購買支援サイト「価格.com」を運営するカカクコムは,同社のサイトを構成するサーバー240台をデータセンターに設置している。同社がデータセンターを選定する際に意識したのが,「空調」の能力だった。「以前借りていたデータセンターは,自社のサーバーが急増したことで空調能力が限界に達し,引っ越しを余儀なくされた」(システムプラットフォーム部 マネージャー 中島善平氏)という苦い経験をしているからだ。

 自社のサーバーを冷やす能力があるかどうかを知るには,どうすればいいのか。データセンター事業者であるソフトバンクIDCの中山一郎氏(ビジネス開発本部 サービス&マーケティング部 部長)は,「1ラック当たり何Wの空調能力がありますかと聞けばいい。たいていのデータセンターはその数字を持っているので,教えてくれる」とアドバイスする。自社サーバーの消費電力をあらかじめ合計しておいて,データセンター事業者に提示する企業もあるという。中山氏は,「消費電力を合計しておくことに加え,その電力が定格電力なのか,実効電力なのかも知らせてほしい」と補足する。

空きスペースはあるか

 基本選定ポイントの最後に挙げるのは「空きスペース」だ。ラックやフロアに空きスペースがないと,サーバーの台数を増やそうとしても,設置できない場合がある。

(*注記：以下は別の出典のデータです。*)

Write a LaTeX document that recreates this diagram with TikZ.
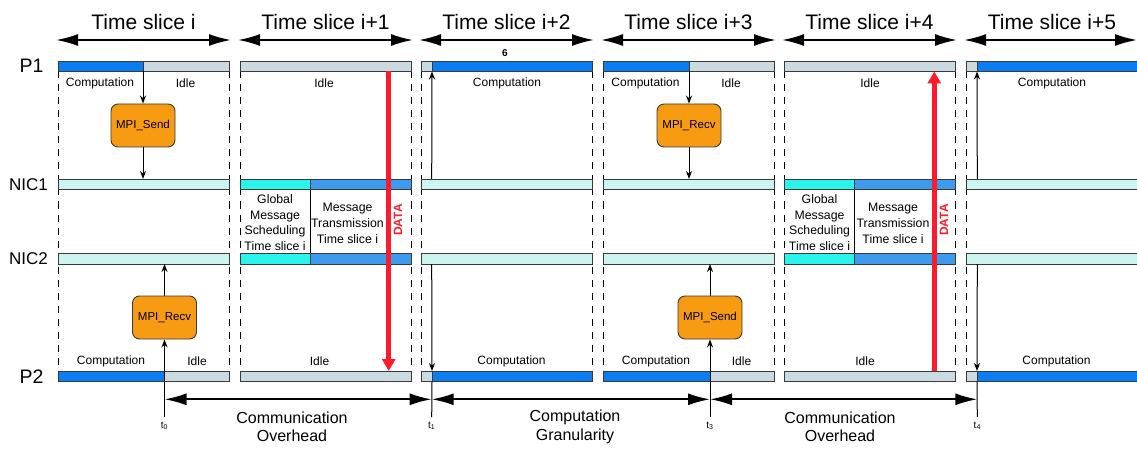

 実際,空きスペースが足りない悩みを抱えているのが,先述の外為どっとコムである。同社の広瀬氏は「サーバー用ラックの設置場所がいくつか離れている上,別の階のスペースにも設置しているので,システム管理者が作業のたびに移動せねばならず,悩ましい」と打ち明ける。

 最初に借りたフロアで空きスペースがなくなったため,別の階のスペースを使い始めたが,同社のサーバーが急増し,近々その空きスペースもなくなりそうだという。空きスペースの重要性を改めて認識した同社では結局,「十分な空きスペースがあるデータセンターを新たに選定中」(広瀬氏)だ。

 同様に,十分な空きスペースがあるかどうかを選定ポイントとして重視したのが冒頭でも紹介した前澤化成工業である。同社の伊奈氏は「今後10年で10台サーバーが増加しても問題ないかをデータセンター事業者に確認した」と語る。

知っておいて損はない,意外な選定ポイント
 第1回で示した図2の選定ポイントのほかに,取材を通して得られた,知っておいて損はない,意外な選定ポイントを四つ紹介しよう。

 まず「荷物」。一時的な預かり場所がない,破損した場合の責任を取りたくないという理由で,サーバーなどの荷物を受け取らないデータセンターがある。その場合,ユーザーが現地まで荷物を運ばねばならない。また,サーバーの梱包資材のような「ゴミ」を引き取ってくれないデータセンターだと,ユーザーがゴミを持ち帰る必要がある。さらに敷地の狭いデータセンターだと,専用の「駐車スペース」がなく,荷物の運搬が不便になる場合がある。これら「荷物」「ゴミ」「駐車スペース」は,データセンターの資料だけでは分からない。事前に確認しておくとよいだろう。

 また,「RFP(提案依頼書)に対する返答時間」もチェックしておきたい。RFPの返事が遅い事業者は,緊急対応時の初動も遅い可能性があるという考え方である。